On the difficulty of record keeping as Mchenga’s argument for advocating the removal of the abuse of office offence, Besa wondered how a person who purchases a house or motor vehicle would fail to produce some record of such property in the event that they needed to establish true ownership thereof.

Besa wished that the government could simply heed the people’s objection to the removal of the offence in question, warning that the ordinary people would be the hardest hit by the effects of corruption which may subsequently soar from the already high levels.

Meanwhile Besa noted that declaration of statutes as being unconstitutional was a preserve of the judiciary, and not the executive, after a challenge of a statute’s contents by any person in the courts of law.

Appearing before the Parliamentary committee on Legal Affairs, Governance, Human Rights and Gender Matters recently, Shonga said he was of the view that the abuse of office offence had existed unconstitutionally.

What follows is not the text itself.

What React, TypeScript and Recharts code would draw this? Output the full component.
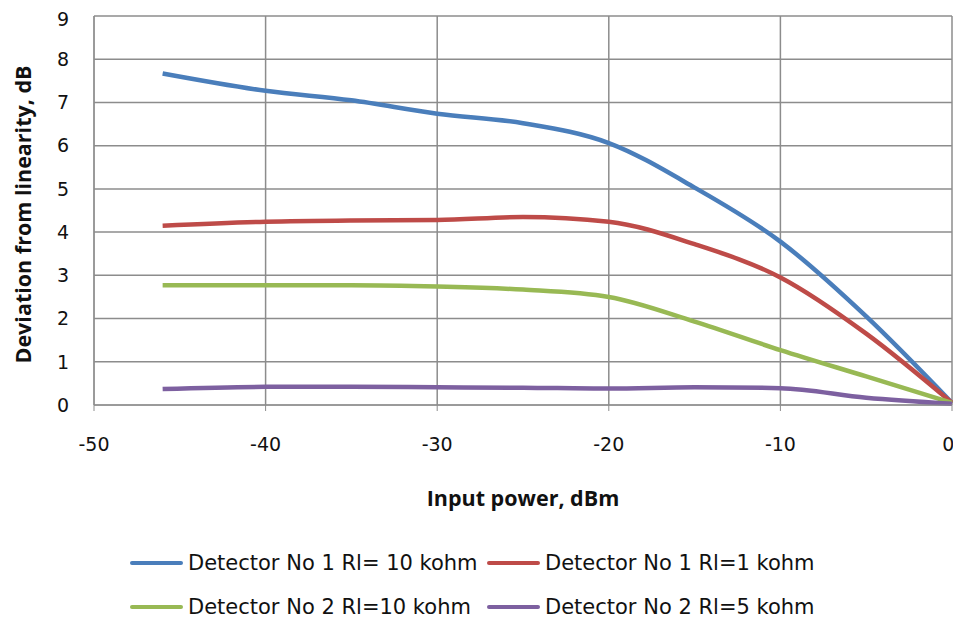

“I prefer not to get boxed in like that, but I may answer that it is unconstitutional when you look at it vis-a-vis the Constitution. I can’t come to a conclusion, any conclusion, except to agree that this provision may actually be unconstitutional. As to whether that is the main reason for removing it, it’s safer to say it’s one of the reasons for removal, albeit a major reason for removal. This provision was logical in the context of socialism and the one party state but has since become redundant since the advent of the liberalisation of the economy,” said Shonga.

Shonga's sentiments were endorsed by Sitali and Mchenga, who were appearing with him before the same parliamentary committee.